Hükmüne uyulan bozma ilamı uyarınca alınan bilirkişi raporunda, bozmadan önce alınan bilirkişi kök ve ek raporuna teknik açıdan hiçbir şekilde iştirak edilmediği belirtilmek sureti ile, “işin bina çevresi betonarme perdelerin arka toprak tarafı dış yüzeyinde yapılan uygulama olup, yalıtım tabakası dışında yaklaşık 1,00 m. mesafedeki bina kazı çukuru iksa perdesi (düşey fore kazıklı yatay arka zemine gergi ankrajlı göğüsleme kirişli iksa sistemi) arasında kalan yaklaşık 1,00 m. genişliğindeki boşluğun, yalıtım tabakasına en ufak bir zarar vermeyecek, akıcı ince taneli, içinde hiçbir sivri cisim, tane ve farklı malzeme artığı olmayan dolgu malzemesi ile doldurulması gerekmekte iken, az maliyetli olacak şekilde, itinasız bir şekilde yüksekten bırakmak sureti ile herhangi çıkma hafriyat artığı toprak, moloz v.s ile yapmış olduğu, meydana gelen yatay basınç etkisi neticesi içindeki sivri taneli istenmeyen cisim ve (kalıp artıkları, tel, demir parçaları v.s gibi) ve malzemeler vasıtası ile sika pvc su yalıtım membran tabakasının delinmesi gerçekleşmiş ve su geçirir hale gelmiştir. Daha sonra gelen yer altı suları da buradan yalıtım tabakası arkasına geçerek betonarme perdenin ek yerleri, soğuk derzleri ve kalıp gergi çubukları (tie-rod) deliklerinden bina iç mekanına sızmış ve özellikle -5. ve -6. kat bodrum duvarlarında ve döşeme üzerinde ıslanmalar ve su birikmelerine sebep olmuştur” tespiti yapılmıştır. Bu durumda bozmadan önce alınan raporda ayıplar nedeni ile yüklenici kusurlu bulunmuşken, bozmadan sonra alınan raporda yükleniciye atfı kabil kusurunun bulunmadığı değerlendirildiğinden raporlar arası çelişki mevcuttur.
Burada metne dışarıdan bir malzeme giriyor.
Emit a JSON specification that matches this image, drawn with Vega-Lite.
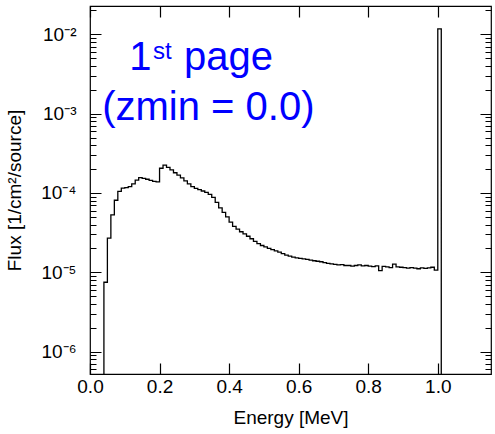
{
  "$schema": "https://vega.github.io/schema/vega-lite/v6.json",
  "autosize": {"type": "none"},
  "padding": {"left": 90, "top": 6, "right": 4, "bottom": 60},
  "width": 401,
  "height": 368,
  "background": "white",
  "config": {
    "font": "Liberation Sans",
    "view": {"stroke": "black", "strokeWidth": 1.2},
    "axis": {
      "ticks": false,
      "domain": false,
      "grid": true,
      "gridColor": "black",
      "gridOpacity": 1,
      "gridWidth": 1.2,
      "labelColor": "black",
      "titleColor": "black",
      "labelFont": "Liberation Sans",
      "titleFont": "Liberation Sans",
      "labelFontSize": 19,
      "titleFontSize": 19,
      "titleFontWeight": "normal",
      "labelFlush": false,
      "labelOverlap": false
    }
  },
  "datasets": {
    "hist": [
      {"E": 0.03, "flux": 1e-7},
      {"E": 0.04, "flux": 7.5e-6},
      {"E": 0.05, "flux": 2.7e-5},
      {"E": 0.06, "flux": 5.3e-5},
      {"E": 0.07, "flux": 8.1e-5},
      {"E": 0.08, "flux": 1.05e-4},
      {"E": 0.09, "flux": 1.15e-4},
      {"E": 0.10, "flux": 1.17e-4},
      {"E": 0.11, "flux": 1.2e-4},
      {"E": 0.12, "flux": 1.3e-4},
      {"E": 0.13, "flux": 1.45e-4},
      {"E": 0.14, "flux": 1.56e-4},
      {"E": 0.15, "flux": 1.53e-4},
      {"E": 0.16, "flux": 1.49e-4},
      {"E": 0.17, "flux": 1.44e-4},
      {"E": 0.18, "flux": 1.4e-4},
      {"E": 0.19, "flux": 1.38e-4},
      {"E": 0.20, "flux": 2.05e-4},
      {"E": 0.21, "flux": 2.25e-4},
      {"E": 0.22, "flux": 2.1e-4},
      {"E": 0.23, "flux": 1.95e-4},
      {"E": 0.24, "flux": 1.8e-4},
      {"E": 0.25, "flux": 1.68e-4},
      {"E": 0.26, "flux": 1.55e-4},
      {"E": 0.27, "flux": 1.42e-4},
      {"E": 0.28, "flux": 1.3e-4},
      {"E": 0.29, "flux": 1.2e-4},
      {"E": 0.30, "flux": 1.14e-4},
      {"E": 0.31, "flux": 1.1e-4},
      {"E": 0.32, "flux": 1.06e-4},
      {"E": 0.33, "flux": 1.02e-4},
      {"E": 0.34, "flux": 9.6e-5},
      {"E": 0.35, "flux": 8.8e-5},
      {"E": 0.36, "flux": 7.6e-5},
      {"E": 0.37, "flux": 6.5e-5},
      {"E": 0.38, "flux": 5.7e-5},
      {"E": 0.39, "flux": 5.0e-5},
      {"E": 0.40, "flux": 4.3e-5},
      {"E": 0.41, "flux": 3.8e-5},
      {"E": 0.42, "flux": 3.5e-5},
      {"E": 0.43, "flux": 3.25e-5},
      {"E": 0.44, "flux": 3.05e-5},
      {"E": 0.45, "flux": 2.85e-5},
      {"E": 0.46, "flux": 2.65e-5},
      {"E": 0.47, "flux": 2.45e-5},
      {"E": 0.48, "flux": 2.3e-5},
      {"E": 0.49, "flux": 2.18e-5},
      {"E": 0.50, "flux": 2.1e-5},
      {"E": 0.51, "flux": 2.0e-5},
      {"E": 0.52, "flux": 1.93e-5},
      {"E": 0.53, "flux": 1.87e-5},
      {"E": 0.54, "flux": 1.8e-5},
      {"E": 0.55, "flux": 1.72e-5},
      {"E": 0.56, "flux": 1.65e-5},
      {"E": 0.57, "flux": 1.6e-5},
      {"E": 0.58, "flux": 1.56e-5},
      {"E": 0.59, "flux": 1.52e-5},
      {"E": 0.60, "flux": 1.5e-5},
      {"E": 0.61, "flux": 1.48e-5},
      {"E": 0.62, "flux": 1.46e-5},
      {"E": 0.63, "flux": 1.43e-5},
      {"E": 0.64, "flux": 1.4e-5},
      {"E": 0.65, "flux": 1.38e-5},
      {"E": 0.66, "flux": 1.36e-5},
      {"E": 0.67, "flux": 1.33e-5},
      {"E": 0.68, "flux": 1.3e-5},
      {"E": 0.69, "flux": 1.28e-5},
      {"E": 0.70, "flux": 1.26e-5},
      {"E": 0.71, "flux": 1.24e-5},
      {"E": 0.72, "flux": 1.25e-5},
      {"E": 0.73, "flux": 1.22e-5},
      {"E": 0.74, "flux": 1.22e-5},
      {"E": 0.75, "flux": 1.2e-5},
      {"E": 0.76, "flux": 1.22e-5},
      {"E": 0.77, "flux": 1.24e-5},
      {"E": 0.78, "flux": 1.21e-5},
      {"E": 0.79, "flux": 1.22e-5},
      {"E": 0.80, "flux": 1.2e-5},
      {"E": 0.81, "flux": 1.18e-5},
      {"E": 0.82, "flux": 1.21e-5},
      {"E": 0.83, "flux": 1.05e-5},
      {"E": 0.84, "flux": 1.19e-5},
      {"E": 0.85, "flux": 1.17e-5},
      {"E": 0.86, "flux": 1.15e-5},
      {"E": 0.87, "flux": 1.27e-5},
      {"E": 0.88, "flux": 1.17e-5},
      {"E": 0.89, "flux": 1.16e-5},
      {"E": 0.90, "flux": 1.15e-5},
      {"E": 0.91, "flux": 1.13e-5},
      {"E": 0.92, "flux": 1.15e-5},
      {"E": 0.93, "flux": 1.13e-5},
      {"E": 0.94, "flux": 1.11e-5},
      {"E": 0.95, "flux": 1.14e-5},
      {"E": 0.96, "flux": 1.12e-5},
      {"E": 0.97, "flux": 1.14e-5},
      {"E": 0.98, "flux": 1.16e-5},
      {"E": 0.99, "flux": 1.07e-5},
      {"E": 1.00, "flux": 1.17e-2},
      {"E": 1.01, "flux": 1e-7}
    ],
    "bigLeft": [
      {"E": 0.1129, "flux": 0.003552, "label": "1"},
      {"E": 0.2703, "flux": 0.003552, "label": "page"}
    ],
    "small": [
      {"E": 0.1812, "flux": 0.004886, "label": "st"}
    ],
    "bigCenter": [
      {"E": 0.3402, "flux": 0.000833, "label": "(zmin = 0.0)"}
    ]
  },
  "layer": [
    {
      "data": {"name": "hist"},
      "mark": {"type": "line", "interpolate": "step-after", "color": "black", "strokeWidth": 1.3, "clip": true},
      "encoding": {
        "x": {
          "field": "E", "type": "quantitative",
          "scale": {"domain": [0, 1.153], "nice": false, "zero": false, "padding": 0},
          "axis": {
            "orient": "bottom",
            "title": "Energy [MeV]",
            "values": [0, 0.1, 0.2, 0.3, 0.4, 0.5, 0.6, 0.7, 0.8, 0.9, 1.0, 1.1],
            "labelExpr": "round(datum.value*10) % 2 == 0 ? format(datum.value, '.1f') : ''",
            "gridDash": {"condition": {"test": "round(datum.value*10) % 2 == 0", "value": [11, 346, 11]}, "value": [6, 356, 6]},
            "labelPadding": 3,
            "titleX": 200.5,
            "titleY": 34,
            "titleBaseline": "top",
            "titleAnchor": "middle",
            "titleAlign": "center"
          }
        },
        "y": {
          "field": "flux", "type": "quantitative",
          "scale": {"type": "log", "domain": [5.24e-7, 0.0227], "nice": false, "padding": 0},
          "axis": {
            "orient": "left",
            "title": "Flux [1/cm²/source]",
            "values": [6e-7, 7e-7, 8e-7, 9e-7, 1e-6, 2e-6, 3e-6, 4e-6, 5e-6, 6e-6, 7e-6, 8e-6, 9e-6, 1e-5, 2e-5, 3e-5, 4e-5, 5e-5, 6e-5, 7e-5, 8e-5, 9e-5, 1e-4, 2e-4, 3e-4, 4e-4, 5e-4, 6e-4, 7e-4, 8e-4, 9e-4, 1e-3, 2e-3, 3e-3, 4e-3, 5e-3, 6e-3, 7e-3, 8e-3, 9e-3, 1e-2, 2e-2],
            "labelExpr": "abs(log(datum.value)/LN10 - round(log(datum.value)/LN10)) < 0.001 ? '10' + replace(replace(replace(replace(replace(replace(replace('' + round(log(datum.value)/LN10), '-', '⁻'), '2', '²'), '3', '³'), '4', '⁴'), '5', '⁵'), '6', '⁶'), '7', '⁷') : ''",
            "gridDash": {"condition": {"test": "abs(log(datum.value)/LN10 - round(log(datum.value)/LN10)) < 0.001", "value": [11, 379, 11]}, "value": [6, 389, 6]},
            "labelPadding": 14,
            "labelBaseline": "middle",
            "titleX": -70,
            "titleY": 184,
            "titleAngle": 270,
            "titleBaseline": "alphabetic",
            "titleAlign": "center",
            "titleAnchor": "middle"
          }
        }
      }
    },
    {
      "data": {"name": "bigLeft"},
      "mark": {"type": "text", "align": "left", "baseline": "alphabetic", "fontSize": 40, "color": "#0000ff", "font": "Liberation Sans"},
      "encoding": {
        "x": {"field": "E", "type": "quantitative"},
        "y": {"field": "flux", "type": "quantitative"},
        "text": {"field": "label"}
      }
    },
    {
      "data": {"name": "small"},
      "mark": {"type": "text", "align": "left", "baseline": "alphabetic", "fontSize": 24, "color": "#0000ff", "font": "Liberation Sans"},
      "encoding": {
        "x": {"field": "E", "type": "quantitative"},
        "y": {"field": "flux", "type": "quantitative"},
        "text": {"field": "label"}
      }
    },
    {
      "data": {"name": "bigCenter"},
      "mark": {"type": "text", "align": "center", "baseline": "alphabetic", "fontSize": 40, "color": "#0000ff", "font": "Liberation Sans"},
      "encoding": {
        "x": {"field": "E", "type": "quantitative"},
        "y": {"field": "flux", "type": "quantitative"},
        "text": {"field": "label"}
      }
    }
  ]
}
HMK'nın 281/3. maddesi hükmünce mahkemece maddi gerçeğin ortaya çıkması için iki farklı heyetçe hazırlanan raporlar arasındaki çelişki giderilmek üzere yeni bir bilirkişi heyetinden, önceki raporlar da değerlendirilmek üzere gerekçeli ve denetime elverişli bir rapor alınıp, oluşacak sonuca göre karar vermek gerekirken, raporlar arası çelişki giderilmeksizin yazılı şekilde karar verilmesi usul ve yasaya aykırı olmuştur.
SONUÇ: Yukarıda açıklanan nedenlerle davalıların temyiz isteminin kabulü ile hükmün davalılar yararına BOZULMASINA, 3.815,00 TL duruşma vekillik ücretinin davacıdan alınarak Yargıtaydaki duruşmada vekille temsil olunan davalılara verilmesine, peşin alınan harcın istek halinde temyiz asıl ve birleşen davada davalılara iadesine, karara karşı tebliğ tarihinden itibaren 15 gün içinde karar düzeltme isteminde bulunulabileceğine, 22.03.2022 gününde oy birliğiyle karar verildi.